The government has flagged multiple coalition-initiated projects will be axed, including raising the Wyangala Dam wall, as it attempts to fund public-sector pay rises and increased spending on health and education.
The former coalition government spent $74 million on two business cases for the dam project, near Cowra in the state’s central-west.
Water Minister Rose Jackson said multiple reviews recommended it not go ahead because of financial and environmental impacts.
“Robust investigations show that while raising the wall by 10m is technically feasible, it could cause substantial and irreversible environmental impacts,” she said.
“The other major issue is the billions of dollars to build the dam wall.
“We have a responsibility to taxpayers to only fund infrastructure projects that provide maximum bang for the buck and, in this case, the capital costs are too high, and the benefits are too low.”
Treasurer Daniel Mookhey said NSW families would get a budget that delivered help with soaring living costs.
That included addressing a housing supply crisis and fast-rising rents.
“You can expect a housing strategy that is designed to help people own their homes and equally to assist those who are renting in next week’s budget,” he said.
“We aren’t going to pretend that this can be fixed straight away.”
The government on Wednesday announced a $500-a-year subsidy for parents of three-year-olds in childcare, intended to ease cost of living and get more women into work.

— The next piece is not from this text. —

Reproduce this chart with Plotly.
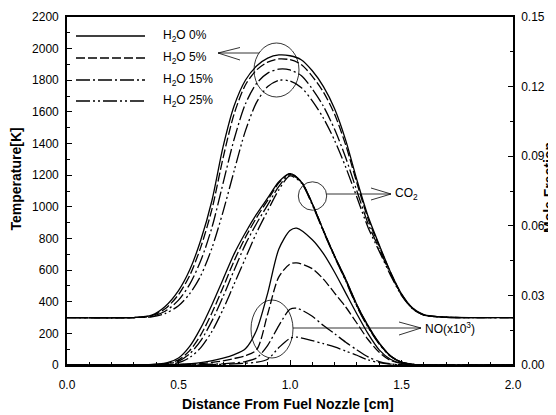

Mr Minns said the boost to individual household budgets was small, but could be the difference between a parent choosing whether or not to return to work.
“I’m certainly not coming to you today to suggest that $500 will make a massive difference when there’s a cost of living crisis in Australia,” he said.
“It’s what we can do right now given the state of the budget.”
Opposition education spokeswoman Sarah Mitchell said the lack of detail was concerning.
“There are a lot of questions coming out of the preliminary remarks from the minister and the premier in relation to education in the budget,” Ms Mitchell said.
“We’ll certainly be looking closely at this next week.”
The government previously announced it would extend the life of the Eraring coal-fired power station past 2025 to help deal with forecast challenges in electricity reliability.
But the treasurer refused to be drawn on whether the budget would include details about how long Eraring would remain open.
He pointed to the nearly $2 billion set aside to help the state transition to a grid powered by renewable energy.
Mr Mookhey said the investment would help safeguard energy reliability and insisted the plant would not be open “a day longer” than needed.